WHAT IS NEEDED: Look through the entries below and count the lines with the word "that" in them; give only the number.

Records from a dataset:
**********
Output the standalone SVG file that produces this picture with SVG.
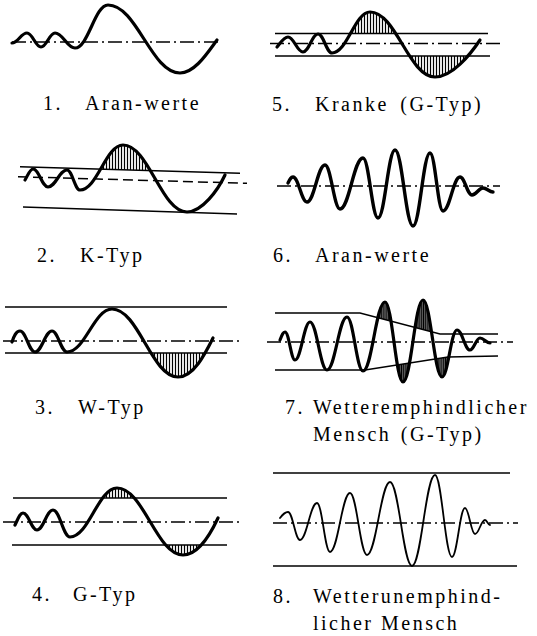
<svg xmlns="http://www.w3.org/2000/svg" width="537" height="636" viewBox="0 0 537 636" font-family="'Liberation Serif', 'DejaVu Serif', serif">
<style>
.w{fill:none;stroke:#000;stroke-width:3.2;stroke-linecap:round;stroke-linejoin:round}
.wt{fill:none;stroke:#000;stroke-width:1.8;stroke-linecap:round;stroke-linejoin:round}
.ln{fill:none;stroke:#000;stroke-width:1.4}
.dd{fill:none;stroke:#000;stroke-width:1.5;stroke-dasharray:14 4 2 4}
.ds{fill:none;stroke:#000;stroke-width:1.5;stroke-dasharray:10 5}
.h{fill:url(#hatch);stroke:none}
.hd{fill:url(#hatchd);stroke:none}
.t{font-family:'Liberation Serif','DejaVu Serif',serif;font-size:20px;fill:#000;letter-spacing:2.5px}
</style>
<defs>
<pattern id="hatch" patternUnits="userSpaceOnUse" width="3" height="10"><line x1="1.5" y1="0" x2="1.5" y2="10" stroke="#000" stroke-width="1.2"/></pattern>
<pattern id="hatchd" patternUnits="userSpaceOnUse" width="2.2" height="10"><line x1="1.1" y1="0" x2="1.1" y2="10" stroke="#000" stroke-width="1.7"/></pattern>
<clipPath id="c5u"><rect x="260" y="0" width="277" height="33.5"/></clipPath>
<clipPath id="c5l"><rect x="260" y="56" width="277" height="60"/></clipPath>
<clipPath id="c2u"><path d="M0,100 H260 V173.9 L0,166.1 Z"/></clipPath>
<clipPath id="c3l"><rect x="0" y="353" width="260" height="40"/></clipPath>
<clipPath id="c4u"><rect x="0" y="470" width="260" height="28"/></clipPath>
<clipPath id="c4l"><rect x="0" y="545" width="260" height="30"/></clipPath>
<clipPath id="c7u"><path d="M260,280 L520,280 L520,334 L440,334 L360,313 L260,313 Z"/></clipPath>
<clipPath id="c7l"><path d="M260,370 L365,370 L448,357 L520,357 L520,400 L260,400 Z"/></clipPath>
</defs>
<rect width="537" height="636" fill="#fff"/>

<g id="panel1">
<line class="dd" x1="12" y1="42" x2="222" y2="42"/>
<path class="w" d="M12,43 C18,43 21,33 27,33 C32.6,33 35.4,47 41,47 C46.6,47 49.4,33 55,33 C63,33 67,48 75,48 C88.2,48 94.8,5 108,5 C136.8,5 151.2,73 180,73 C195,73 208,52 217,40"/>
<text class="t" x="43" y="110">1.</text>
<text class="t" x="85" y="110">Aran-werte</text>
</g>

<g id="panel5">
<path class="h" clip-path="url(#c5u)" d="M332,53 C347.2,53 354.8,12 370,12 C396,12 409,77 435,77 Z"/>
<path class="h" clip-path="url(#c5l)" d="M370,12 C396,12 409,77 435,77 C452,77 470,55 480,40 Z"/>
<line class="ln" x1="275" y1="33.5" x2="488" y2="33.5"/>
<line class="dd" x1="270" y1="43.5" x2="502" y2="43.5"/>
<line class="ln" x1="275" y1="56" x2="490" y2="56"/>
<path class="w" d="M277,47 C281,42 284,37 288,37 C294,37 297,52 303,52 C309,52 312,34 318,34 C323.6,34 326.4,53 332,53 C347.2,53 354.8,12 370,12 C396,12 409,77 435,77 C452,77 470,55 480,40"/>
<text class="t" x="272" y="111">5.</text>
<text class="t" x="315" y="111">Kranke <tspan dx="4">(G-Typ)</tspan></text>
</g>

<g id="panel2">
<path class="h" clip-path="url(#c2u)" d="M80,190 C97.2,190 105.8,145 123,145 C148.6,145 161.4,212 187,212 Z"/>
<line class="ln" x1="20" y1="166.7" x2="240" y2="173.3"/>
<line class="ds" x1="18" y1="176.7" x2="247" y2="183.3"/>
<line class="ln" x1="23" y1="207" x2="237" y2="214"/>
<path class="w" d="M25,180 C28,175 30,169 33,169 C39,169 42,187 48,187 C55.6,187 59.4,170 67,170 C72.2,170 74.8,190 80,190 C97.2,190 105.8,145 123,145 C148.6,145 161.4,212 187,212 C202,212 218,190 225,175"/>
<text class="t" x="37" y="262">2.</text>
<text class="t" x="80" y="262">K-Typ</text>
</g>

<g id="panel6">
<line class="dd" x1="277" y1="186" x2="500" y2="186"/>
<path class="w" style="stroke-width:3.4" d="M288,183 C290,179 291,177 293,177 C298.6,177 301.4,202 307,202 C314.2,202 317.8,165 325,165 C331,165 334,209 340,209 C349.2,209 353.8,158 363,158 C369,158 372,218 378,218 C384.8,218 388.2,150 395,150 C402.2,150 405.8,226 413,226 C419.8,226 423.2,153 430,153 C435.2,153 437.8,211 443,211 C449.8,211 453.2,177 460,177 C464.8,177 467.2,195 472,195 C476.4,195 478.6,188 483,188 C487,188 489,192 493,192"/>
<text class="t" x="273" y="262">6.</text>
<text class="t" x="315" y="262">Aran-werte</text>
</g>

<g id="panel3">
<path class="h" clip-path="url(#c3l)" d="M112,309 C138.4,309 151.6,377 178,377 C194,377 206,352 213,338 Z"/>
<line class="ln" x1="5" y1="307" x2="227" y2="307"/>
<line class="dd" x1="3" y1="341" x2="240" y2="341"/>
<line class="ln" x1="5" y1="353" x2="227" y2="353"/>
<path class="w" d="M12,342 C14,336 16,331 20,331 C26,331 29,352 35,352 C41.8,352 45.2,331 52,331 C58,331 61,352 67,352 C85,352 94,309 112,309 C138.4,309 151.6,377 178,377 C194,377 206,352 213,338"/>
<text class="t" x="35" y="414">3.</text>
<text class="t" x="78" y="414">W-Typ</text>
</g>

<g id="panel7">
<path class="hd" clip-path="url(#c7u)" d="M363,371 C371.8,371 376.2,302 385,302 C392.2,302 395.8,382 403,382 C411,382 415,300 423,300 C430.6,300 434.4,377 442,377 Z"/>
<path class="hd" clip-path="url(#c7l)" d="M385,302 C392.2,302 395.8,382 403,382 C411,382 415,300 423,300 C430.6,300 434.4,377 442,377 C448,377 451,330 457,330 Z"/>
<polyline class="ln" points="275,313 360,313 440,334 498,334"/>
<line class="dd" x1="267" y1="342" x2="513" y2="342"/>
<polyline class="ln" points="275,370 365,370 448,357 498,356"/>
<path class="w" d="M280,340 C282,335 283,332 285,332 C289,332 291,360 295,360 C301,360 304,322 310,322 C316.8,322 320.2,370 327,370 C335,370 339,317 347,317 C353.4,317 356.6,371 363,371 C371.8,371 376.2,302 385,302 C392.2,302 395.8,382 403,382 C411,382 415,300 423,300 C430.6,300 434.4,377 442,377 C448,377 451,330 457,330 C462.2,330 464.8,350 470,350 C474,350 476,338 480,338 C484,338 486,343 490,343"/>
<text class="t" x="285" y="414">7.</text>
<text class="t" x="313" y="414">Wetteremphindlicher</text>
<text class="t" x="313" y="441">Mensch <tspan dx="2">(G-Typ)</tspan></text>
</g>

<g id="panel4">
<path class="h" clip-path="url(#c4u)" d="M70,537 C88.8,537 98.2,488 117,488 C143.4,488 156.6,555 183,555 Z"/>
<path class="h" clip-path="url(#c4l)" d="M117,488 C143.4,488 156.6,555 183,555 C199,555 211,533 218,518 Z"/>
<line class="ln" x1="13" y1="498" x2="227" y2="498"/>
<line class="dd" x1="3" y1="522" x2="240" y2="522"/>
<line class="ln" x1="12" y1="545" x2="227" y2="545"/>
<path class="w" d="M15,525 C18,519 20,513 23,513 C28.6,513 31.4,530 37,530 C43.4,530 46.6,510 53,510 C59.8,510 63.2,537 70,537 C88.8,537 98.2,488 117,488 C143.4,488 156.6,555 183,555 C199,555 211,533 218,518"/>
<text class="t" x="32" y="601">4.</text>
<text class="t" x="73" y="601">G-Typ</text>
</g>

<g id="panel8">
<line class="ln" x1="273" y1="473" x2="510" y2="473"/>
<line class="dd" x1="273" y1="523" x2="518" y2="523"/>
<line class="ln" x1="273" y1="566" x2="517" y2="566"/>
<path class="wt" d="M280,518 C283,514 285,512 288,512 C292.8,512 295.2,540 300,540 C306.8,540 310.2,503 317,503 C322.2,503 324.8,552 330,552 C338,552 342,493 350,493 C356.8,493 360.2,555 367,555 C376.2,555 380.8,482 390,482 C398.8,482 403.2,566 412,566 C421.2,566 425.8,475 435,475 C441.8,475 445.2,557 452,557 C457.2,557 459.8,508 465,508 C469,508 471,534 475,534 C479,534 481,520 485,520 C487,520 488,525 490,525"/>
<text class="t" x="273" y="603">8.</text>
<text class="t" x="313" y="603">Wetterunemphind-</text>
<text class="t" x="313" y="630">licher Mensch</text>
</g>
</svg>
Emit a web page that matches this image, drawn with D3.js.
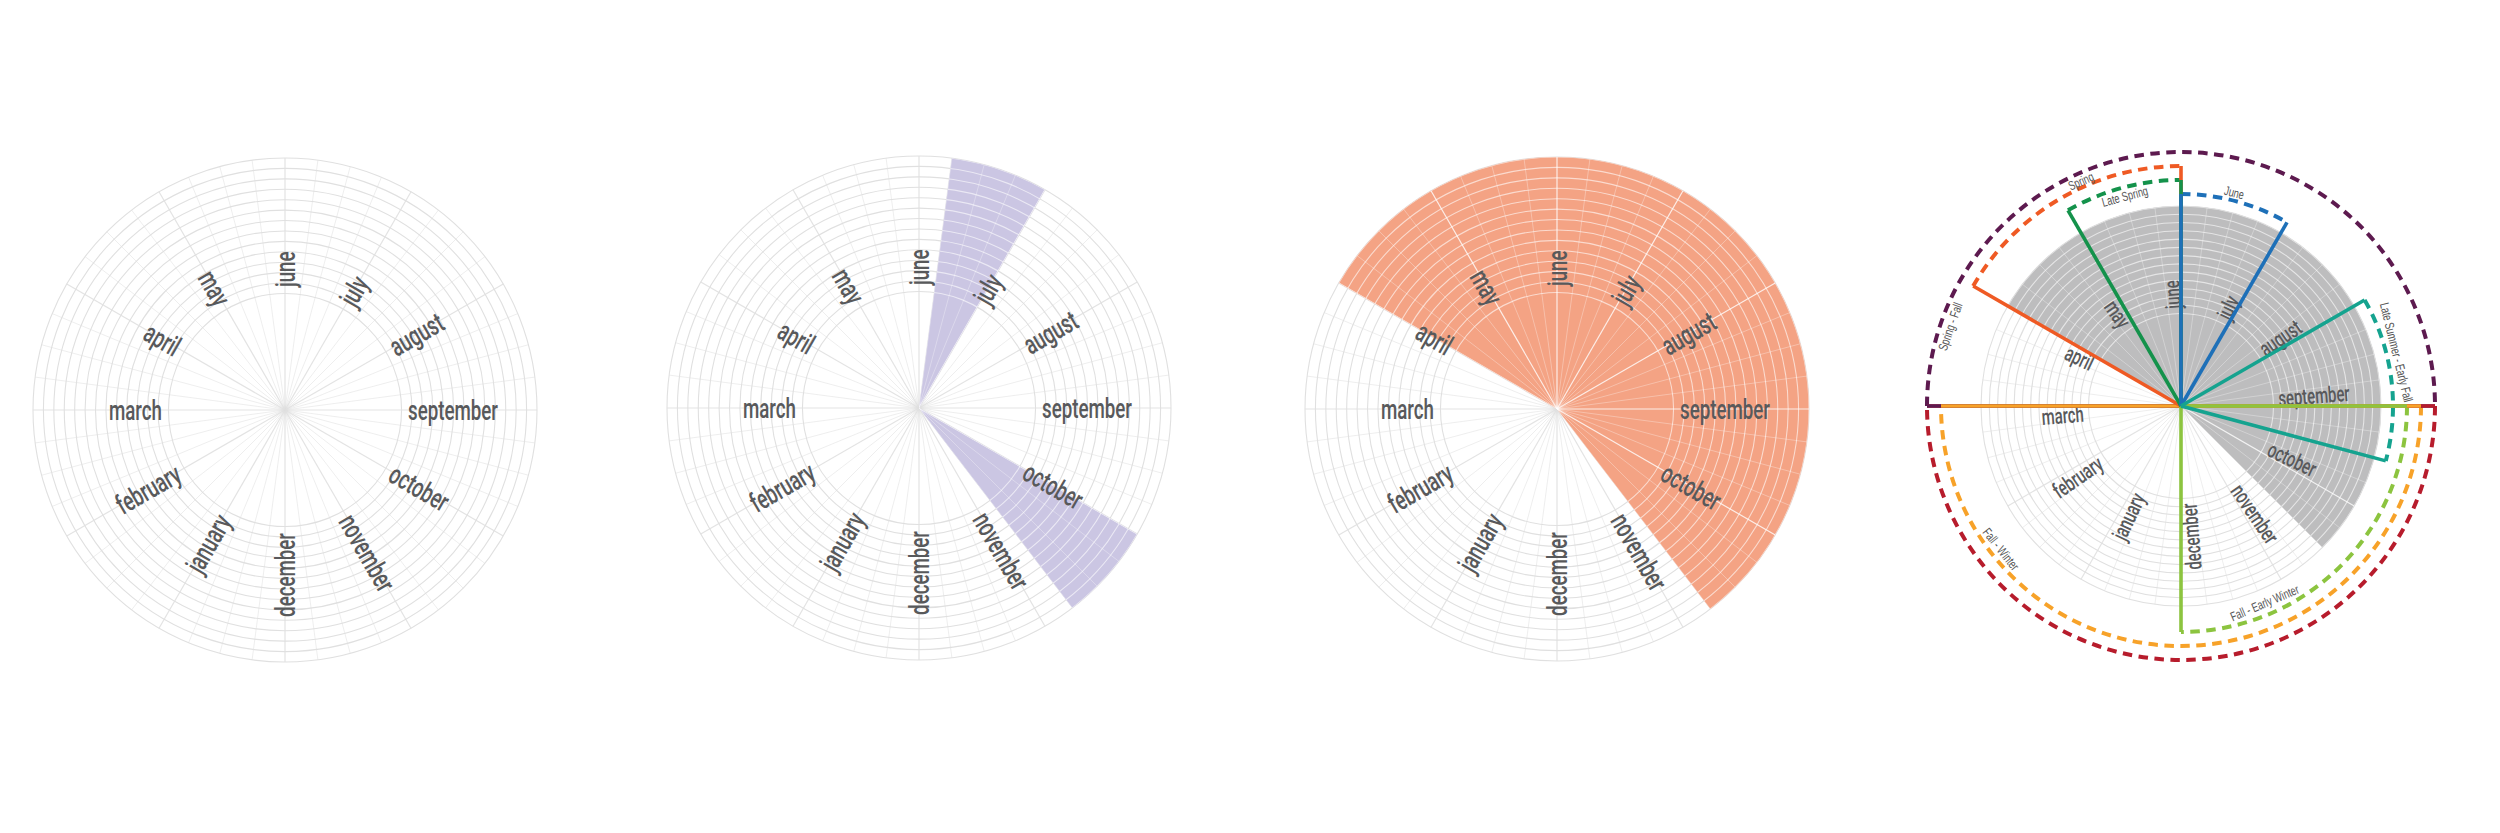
**********
WRITTEN ANSWER: 2